United declares bankruptcy

Airline vows to keep flying during reorganization

? United Airlines filed the biggest bankruptcy in aviation history Monday, vowing to keep its jets flying while it tries to straighten out a business that is hemorrhaging as much as $22 million a day.

The world’s No. 2 airline is certain to cut employee wages, reduce flights and eliminate unprofitable routes during a Chapter 11 reorganization that United chief executive Glenn Tilton expects to last about 18 months.

“We’ve made a good decision for United,” Tilton said. “This is a tremendous opportunity for United to transform this company and to emerge stronger than ever.”

The bankruptcy filing is the sixth-largest in U.S. history, covering $22.8 billion in assets.

United operates about 1,700 flights a day, or about 20 percent of all U.S. flights. It has the most extensive worldwide route structure of any airline, but also the industry’s highest costs.

Passengers are not likely to see any immediate effect on flights or frequent-flier miles, according to both United and industry analysts.

But the bankruptcy filing could set in motion a restructuring of the entire industry, with large airlines forced to become more like their low-cost rivals, with fewer and smaller planes and lower wages for their workers.

United has lost $4 billion in the last two years because of the weak economy, flawed business strategies and fallout from the Sept. 11 attacks.

The airline cut service and laid off nearly 20,000 workers after the terrorist attacks, but it has not come close to making up for revenue lost from the drop-off in business travel.

United had hoped to stave off bankruptcy by obtaining a $1.8 billion federal loan guarantee. But the Air Transportation Stabilization Board, created to help the industry recover after Sept. 11, rejected United’s request last week as too risky for taxpayers.

United Airlines CEO Glenn Tilton hugs a customer at United's terminal at Chicago's O'Hare International Airport. Tilton greeted customers and employees before and after addressing the media about the airline's Monday filing for Chapter 11 federal bankruptcy protection.

United said it had lined up $1.5 billion in financing from several banks to continue operating in Chapter 11.

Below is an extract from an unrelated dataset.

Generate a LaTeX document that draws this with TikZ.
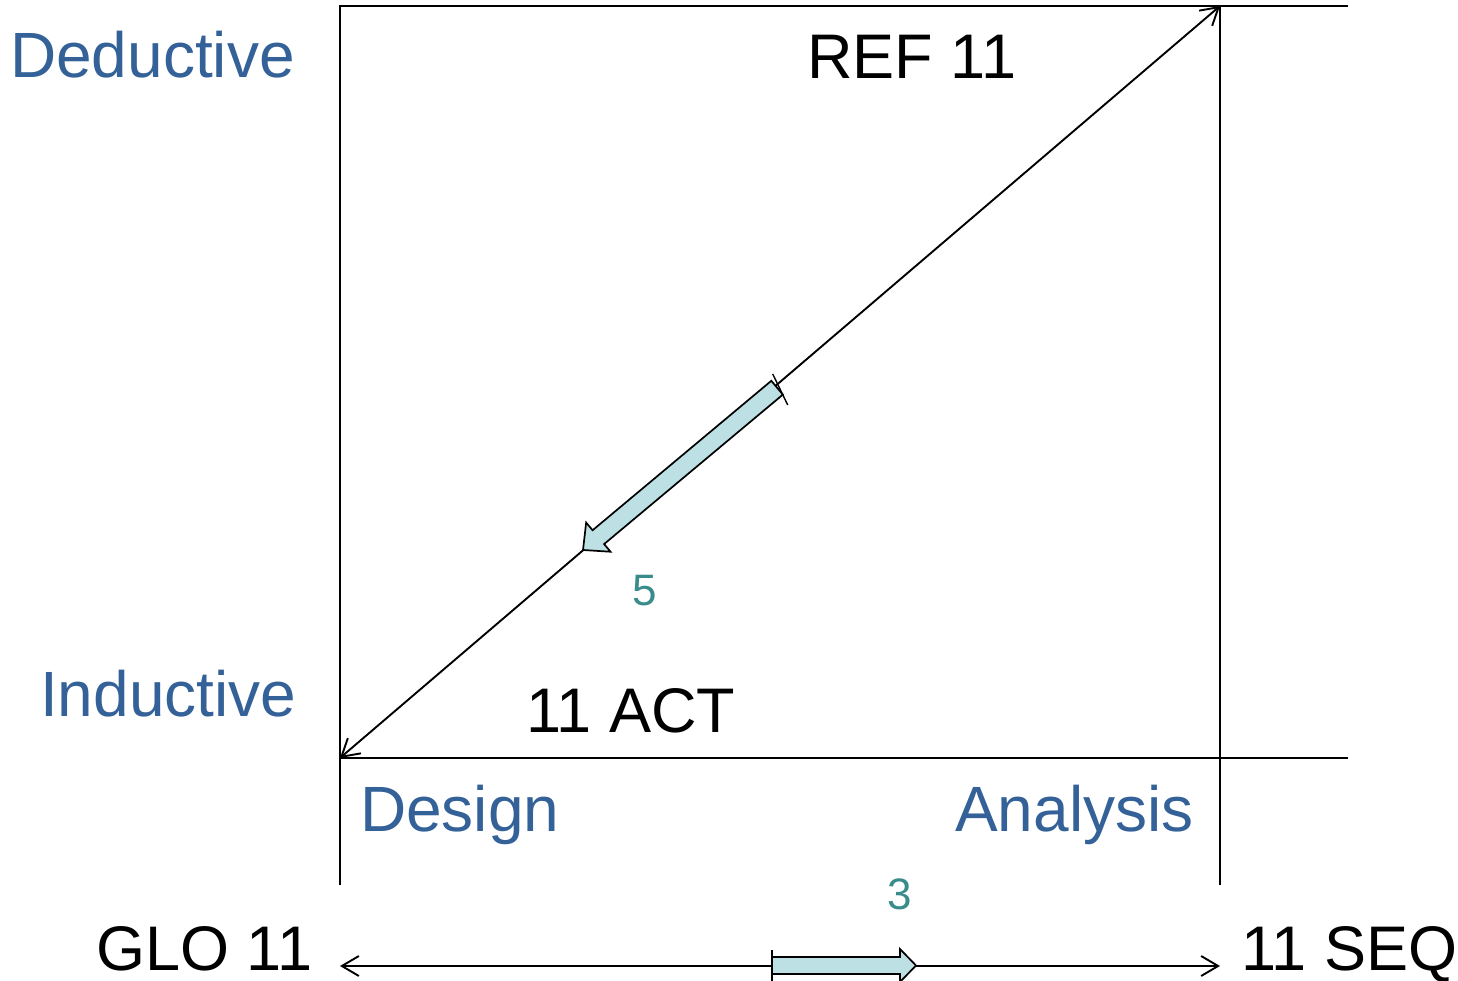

The bankruptcy filing will come at a steep price for the 83,000 employees who own 55 percent of the company. A federal bankruptcy judge is almost certain to order wage and job cuts, and could dissolve the employee stock ownership plan.

Union leaders said both sides must work together during restructuring.

“Despite the difficulties that brought us to this point, we must now come together and focus our efforts on the survival of United Airlines and ensuring that this bankruptcy does not lead to liquidation,” Machinists’ presidents Randy Canale and Scotty Ford told members in a statement.

Tilton said United executives would take 11 percent pay cuts and salaried and management employees would lose 2.8 percent to 10.7 percent. Tilton’s base salary is $950,000, though his contract included a signing bonus of $3 million, stock options and millions in potential benefits.

Despite expectations that United’s stock would become worthless, its parent company, UAL Corp., closed unchanged at 93 cents Monday on the New York Stock Exchange, with more than 57 million shares traded. The stock was worth $100 a share in 1997.